= Hakon Sweynson =

11th-century English noble

Hakon Sweynson (Hacon Swegenson; fl. 1051 – In or after 1064) was the only son of Sweyn Godwinson, brother of Harold II of England.

==Biography==
He was given as a hostage to Edward the Confessor in 1051 as assurance of his grandfather Godwin, Earl of Wessex's bad behaviour and support during the confrontation between the earl and the king which led to the exile of Godwin and his other sons.

Upon Godwin's return to England at the head of an army in 1052, following extensive preparations in Ireland and Flanders, Norman supporters of King Edward, and especially Archbishop Robert of Jumièges, fled England. It is likely at this point that Hakon (and Wulfnoth, a younger son of Godwin) were spirited away by the fleeing archbishop, and taken to Normandy, where they were handed over to Duke William of Normandy.

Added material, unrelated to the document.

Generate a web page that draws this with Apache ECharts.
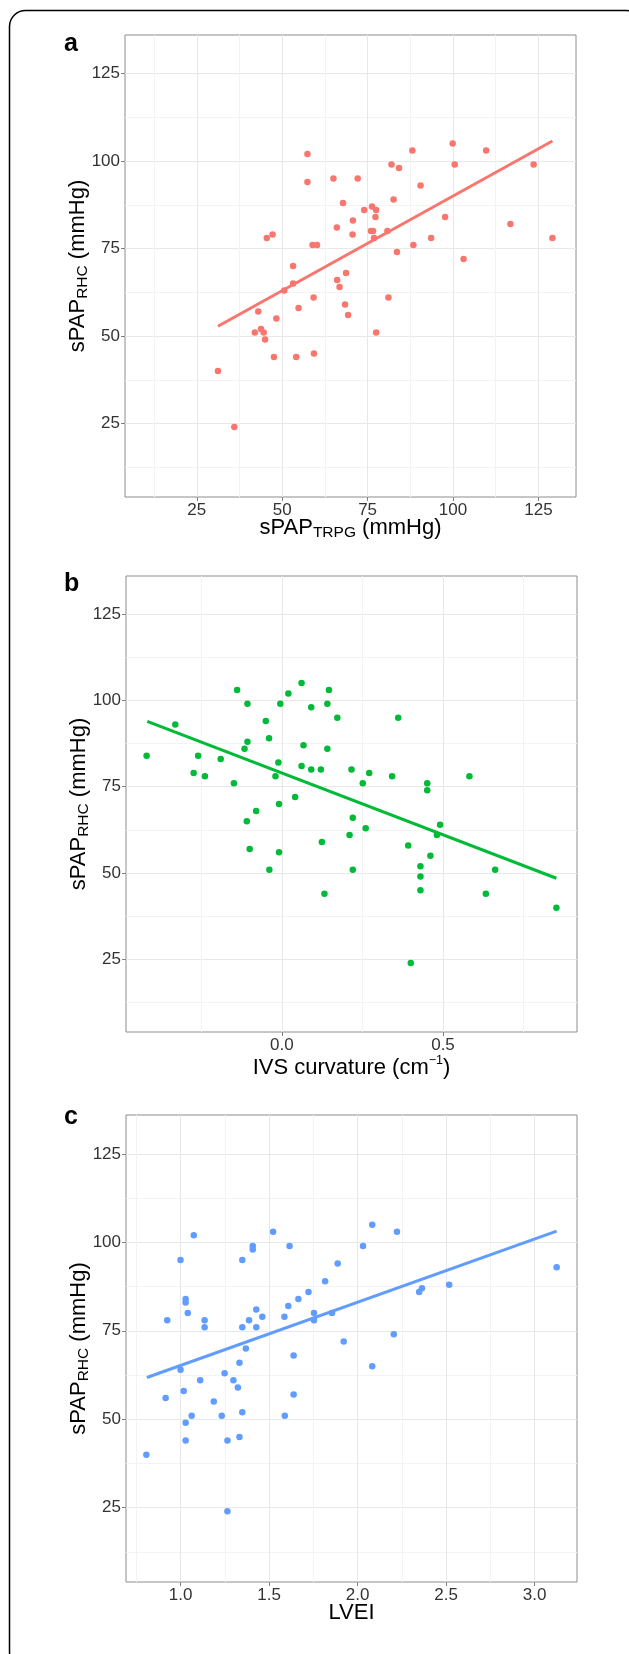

According to Eadmer's Historia novorum in Anglia, the reason for Harold's excursion to Normandy in 1064 or 1065 was that he wished to free Wulfnoth and Hakon. To this end he took with him a vast amount of wealth, all of which was paid to Count Guy I of Ponthieu.

Hakon returned to England with Harold, and nothing more is known of him after this point. However, his uncle Wulfnoth remained in Normandy, took no part in the battle of Hastings, and outlived William the Conqueror. It is possible Hakon fought and died alongside his family at the Battle of Hastings. Which would explain his hasty disappearance from history.